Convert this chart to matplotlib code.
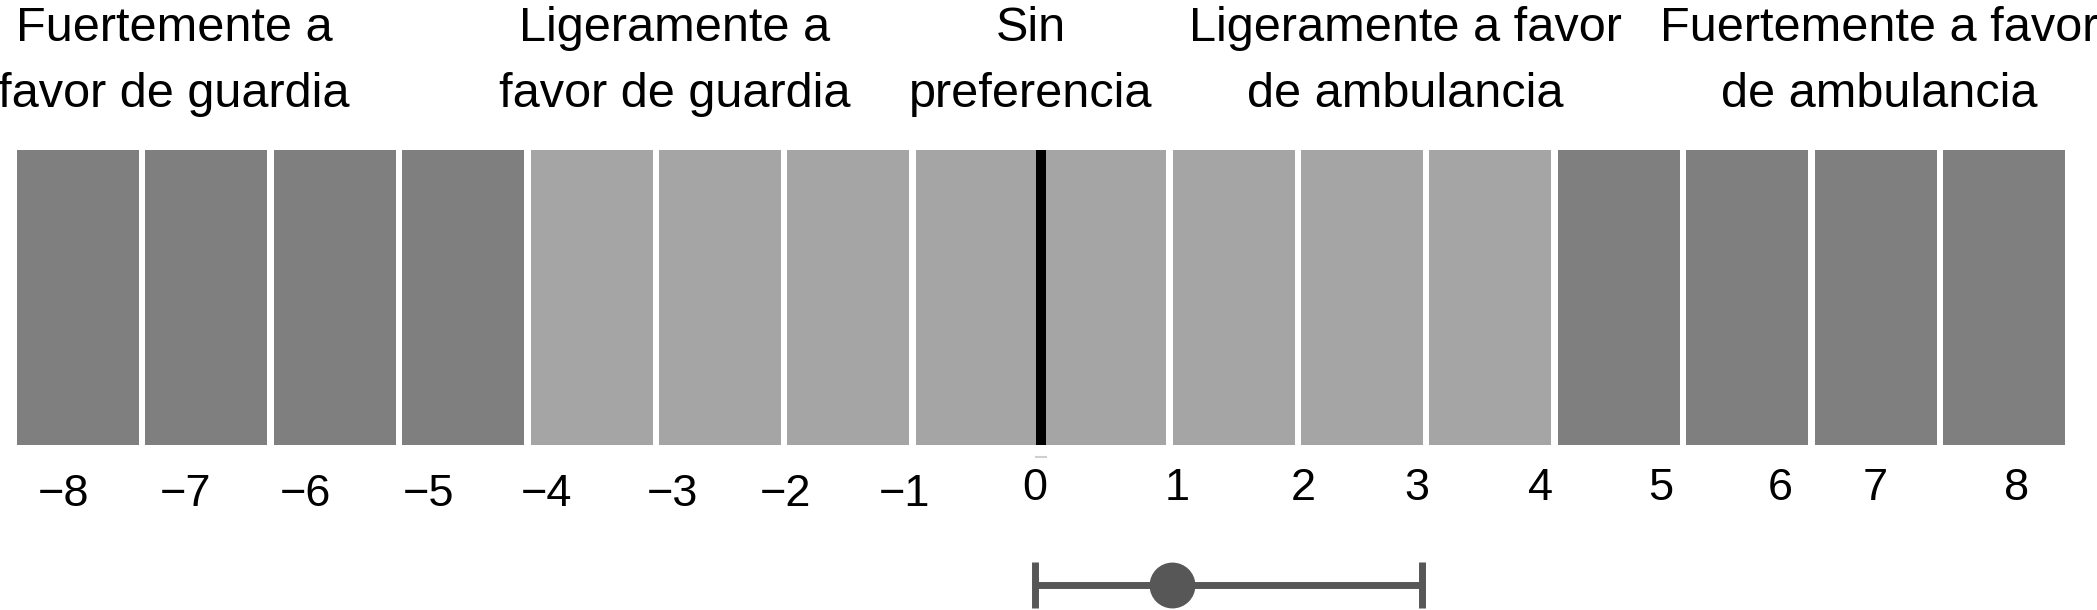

--

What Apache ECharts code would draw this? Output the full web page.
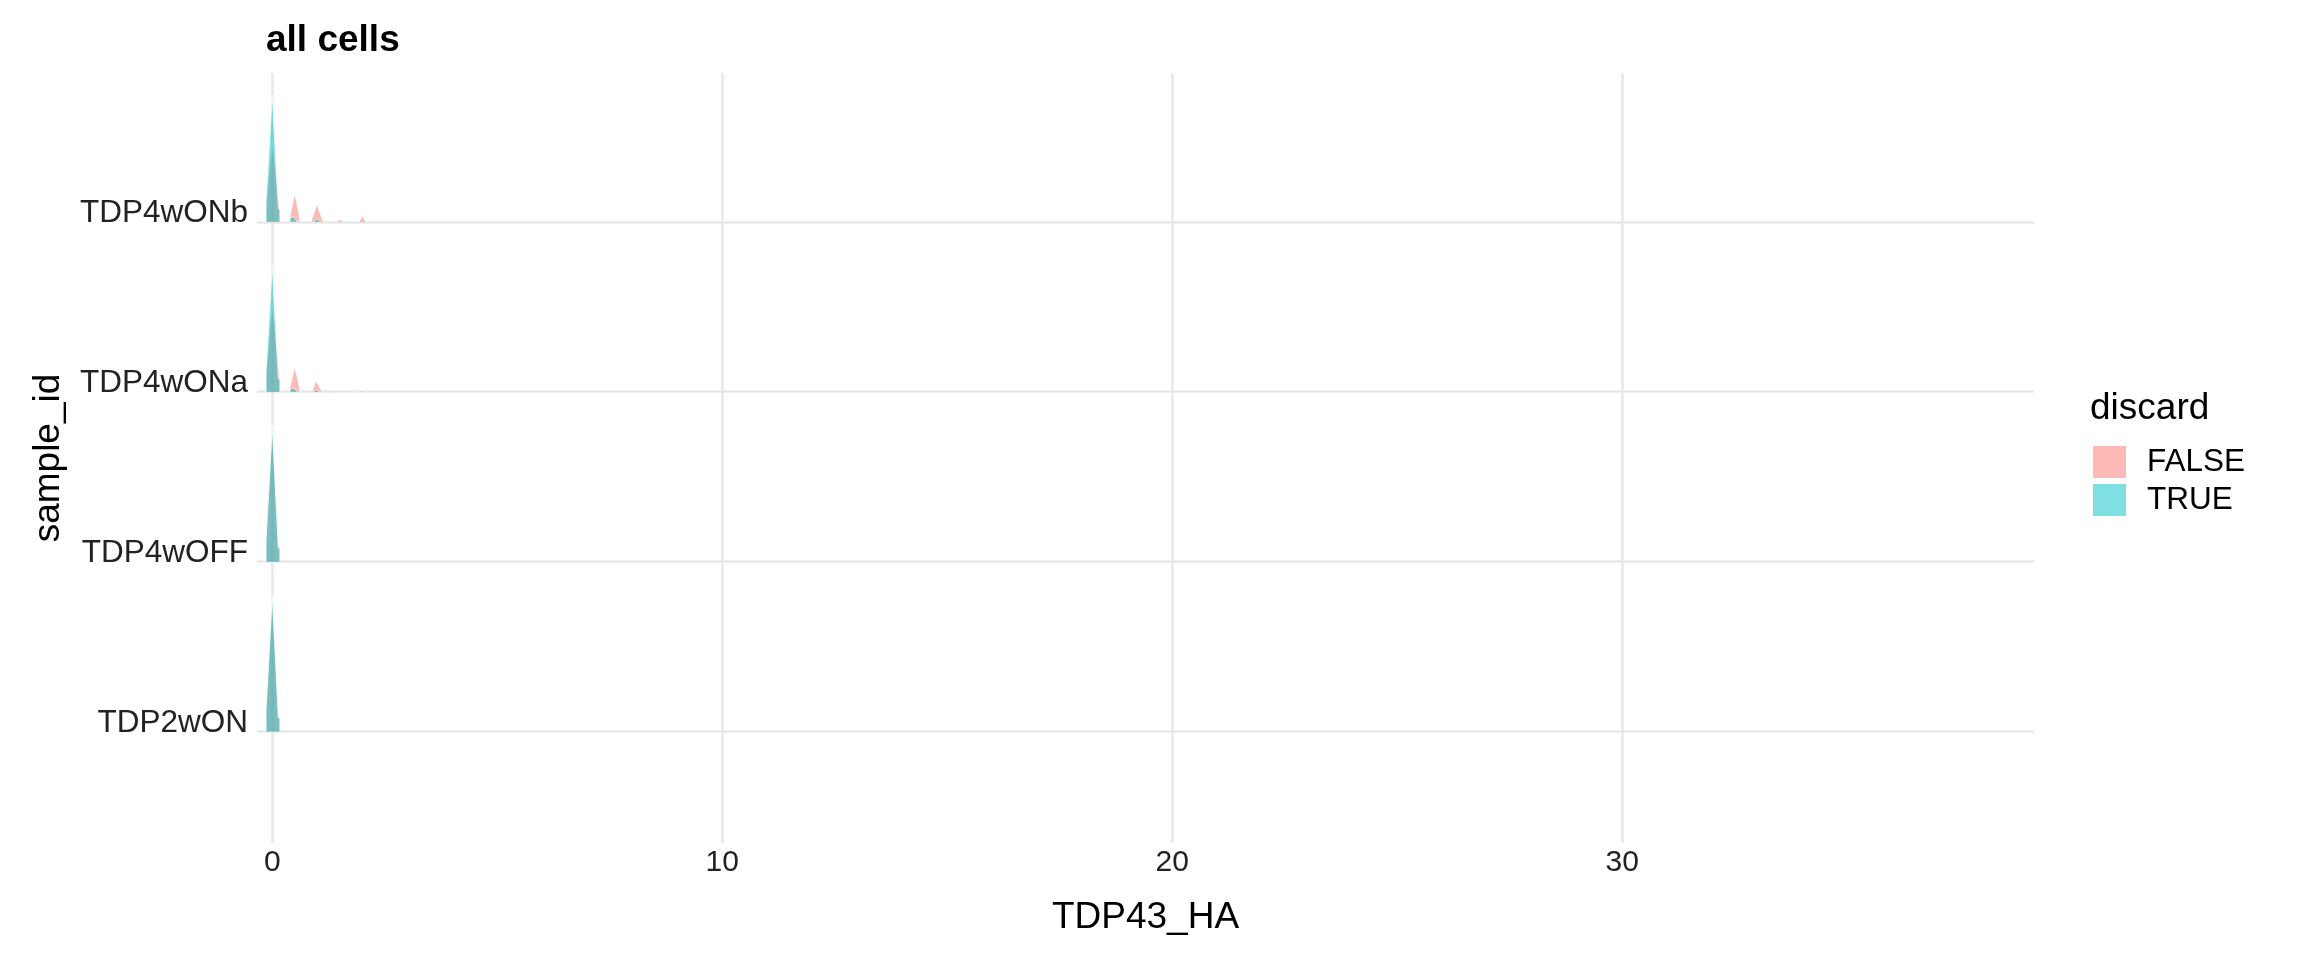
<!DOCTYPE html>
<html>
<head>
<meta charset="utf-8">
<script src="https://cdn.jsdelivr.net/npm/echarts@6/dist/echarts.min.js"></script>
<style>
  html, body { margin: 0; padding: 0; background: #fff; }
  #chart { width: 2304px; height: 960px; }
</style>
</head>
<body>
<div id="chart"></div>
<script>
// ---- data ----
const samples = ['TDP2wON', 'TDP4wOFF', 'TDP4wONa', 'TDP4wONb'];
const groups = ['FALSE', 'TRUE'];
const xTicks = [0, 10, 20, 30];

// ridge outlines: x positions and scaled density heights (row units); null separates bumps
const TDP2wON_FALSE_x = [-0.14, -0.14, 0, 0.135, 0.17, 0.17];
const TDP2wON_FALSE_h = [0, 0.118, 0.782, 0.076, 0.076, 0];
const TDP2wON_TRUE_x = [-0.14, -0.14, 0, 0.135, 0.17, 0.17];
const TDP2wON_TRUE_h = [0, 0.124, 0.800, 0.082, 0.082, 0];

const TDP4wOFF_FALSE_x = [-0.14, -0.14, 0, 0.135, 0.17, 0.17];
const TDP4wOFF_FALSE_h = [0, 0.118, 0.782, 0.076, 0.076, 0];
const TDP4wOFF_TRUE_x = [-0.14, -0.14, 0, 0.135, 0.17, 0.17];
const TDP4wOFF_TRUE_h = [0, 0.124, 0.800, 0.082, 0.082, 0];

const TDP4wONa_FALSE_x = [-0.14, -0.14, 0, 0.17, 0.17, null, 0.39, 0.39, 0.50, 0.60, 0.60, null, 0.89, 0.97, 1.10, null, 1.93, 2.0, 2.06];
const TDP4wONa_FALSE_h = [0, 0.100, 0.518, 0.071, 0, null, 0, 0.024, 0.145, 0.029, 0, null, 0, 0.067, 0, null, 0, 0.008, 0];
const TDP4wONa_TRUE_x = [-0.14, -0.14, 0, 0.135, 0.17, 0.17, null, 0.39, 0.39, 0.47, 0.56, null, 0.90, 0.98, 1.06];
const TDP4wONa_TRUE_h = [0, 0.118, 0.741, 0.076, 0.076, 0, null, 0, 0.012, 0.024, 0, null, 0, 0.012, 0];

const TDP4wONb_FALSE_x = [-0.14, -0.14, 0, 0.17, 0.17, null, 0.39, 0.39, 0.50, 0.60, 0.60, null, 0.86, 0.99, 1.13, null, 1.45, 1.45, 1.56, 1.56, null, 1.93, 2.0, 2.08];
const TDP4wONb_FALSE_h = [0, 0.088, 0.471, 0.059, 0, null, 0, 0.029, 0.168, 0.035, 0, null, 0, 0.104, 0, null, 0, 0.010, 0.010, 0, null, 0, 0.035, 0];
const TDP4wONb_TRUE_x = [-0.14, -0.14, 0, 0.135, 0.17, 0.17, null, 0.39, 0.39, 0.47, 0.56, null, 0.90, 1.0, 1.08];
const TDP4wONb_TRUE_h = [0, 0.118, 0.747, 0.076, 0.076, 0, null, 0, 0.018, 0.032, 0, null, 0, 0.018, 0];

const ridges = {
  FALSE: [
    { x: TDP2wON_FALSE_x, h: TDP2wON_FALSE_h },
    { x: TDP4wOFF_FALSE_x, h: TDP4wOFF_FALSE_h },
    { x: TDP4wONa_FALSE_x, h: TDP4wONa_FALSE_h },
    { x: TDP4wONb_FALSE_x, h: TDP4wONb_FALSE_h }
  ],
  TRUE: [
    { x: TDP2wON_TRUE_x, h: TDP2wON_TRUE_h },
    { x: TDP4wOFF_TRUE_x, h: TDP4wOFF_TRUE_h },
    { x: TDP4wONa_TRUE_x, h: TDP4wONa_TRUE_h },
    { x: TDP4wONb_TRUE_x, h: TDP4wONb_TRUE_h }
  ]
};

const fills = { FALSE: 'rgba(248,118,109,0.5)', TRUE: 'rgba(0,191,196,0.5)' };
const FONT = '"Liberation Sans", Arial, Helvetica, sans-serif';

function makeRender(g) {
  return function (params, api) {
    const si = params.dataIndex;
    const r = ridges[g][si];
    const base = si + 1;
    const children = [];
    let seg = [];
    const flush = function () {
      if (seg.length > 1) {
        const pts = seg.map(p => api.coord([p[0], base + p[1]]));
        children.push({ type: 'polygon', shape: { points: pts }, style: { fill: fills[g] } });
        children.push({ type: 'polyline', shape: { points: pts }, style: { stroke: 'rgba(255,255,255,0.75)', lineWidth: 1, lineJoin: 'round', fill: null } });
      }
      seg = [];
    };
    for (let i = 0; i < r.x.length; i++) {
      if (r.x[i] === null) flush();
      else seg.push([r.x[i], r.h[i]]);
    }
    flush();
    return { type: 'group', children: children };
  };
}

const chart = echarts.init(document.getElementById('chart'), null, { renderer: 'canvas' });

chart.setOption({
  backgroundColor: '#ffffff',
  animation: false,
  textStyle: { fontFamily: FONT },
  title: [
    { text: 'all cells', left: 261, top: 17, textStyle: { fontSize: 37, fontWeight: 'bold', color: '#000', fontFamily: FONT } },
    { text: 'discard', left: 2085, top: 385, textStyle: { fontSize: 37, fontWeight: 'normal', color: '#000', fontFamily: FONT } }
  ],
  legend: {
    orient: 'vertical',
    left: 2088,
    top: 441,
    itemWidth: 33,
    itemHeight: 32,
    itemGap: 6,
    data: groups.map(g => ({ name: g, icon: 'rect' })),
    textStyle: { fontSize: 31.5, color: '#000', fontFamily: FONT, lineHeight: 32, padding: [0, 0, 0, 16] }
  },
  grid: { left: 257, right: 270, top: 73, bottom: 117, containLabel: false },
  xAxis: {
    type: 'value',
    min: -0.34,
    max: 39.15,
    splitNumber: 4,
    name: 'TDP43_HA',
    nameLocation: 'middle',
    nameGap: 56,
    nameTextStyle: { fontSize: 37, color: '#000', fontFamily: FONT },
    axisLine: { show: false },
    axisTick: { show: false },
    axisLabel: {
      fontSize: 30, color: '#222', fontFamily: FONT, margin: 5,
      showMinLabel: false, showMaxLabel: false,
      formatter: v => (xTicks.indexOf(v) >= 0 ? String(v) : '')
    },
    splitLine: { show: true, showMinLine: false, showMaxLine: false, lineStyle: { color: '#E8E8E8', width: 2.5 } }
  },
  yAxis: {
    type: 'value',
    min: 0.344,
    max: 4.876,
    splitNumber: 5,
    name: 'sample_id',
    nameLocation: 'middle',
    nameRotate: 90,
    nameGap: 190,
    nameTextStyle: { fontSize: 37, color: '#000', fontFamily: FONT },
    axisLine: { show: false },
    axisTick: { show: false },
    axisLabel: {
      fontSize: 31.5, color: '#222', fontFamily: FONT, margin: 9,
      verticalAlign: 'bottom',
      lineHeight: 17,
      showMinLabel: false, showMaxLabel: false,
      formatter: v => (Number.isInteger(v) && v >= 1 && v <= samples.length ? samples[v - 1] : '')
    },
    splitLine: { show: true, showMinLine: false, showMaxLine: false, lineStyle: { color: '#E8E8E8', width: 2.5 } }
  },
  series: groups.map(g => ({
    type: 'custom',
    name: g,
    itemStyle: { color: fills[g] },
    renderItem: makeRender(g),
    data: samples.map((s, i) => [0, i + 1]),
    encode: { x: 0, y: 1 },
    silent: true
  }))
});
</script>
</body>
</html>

WRITTEN INSTRUCTION: How many of the lines above include the string "this"? Reply with the number by itself.

FINISHED ANSWER: 2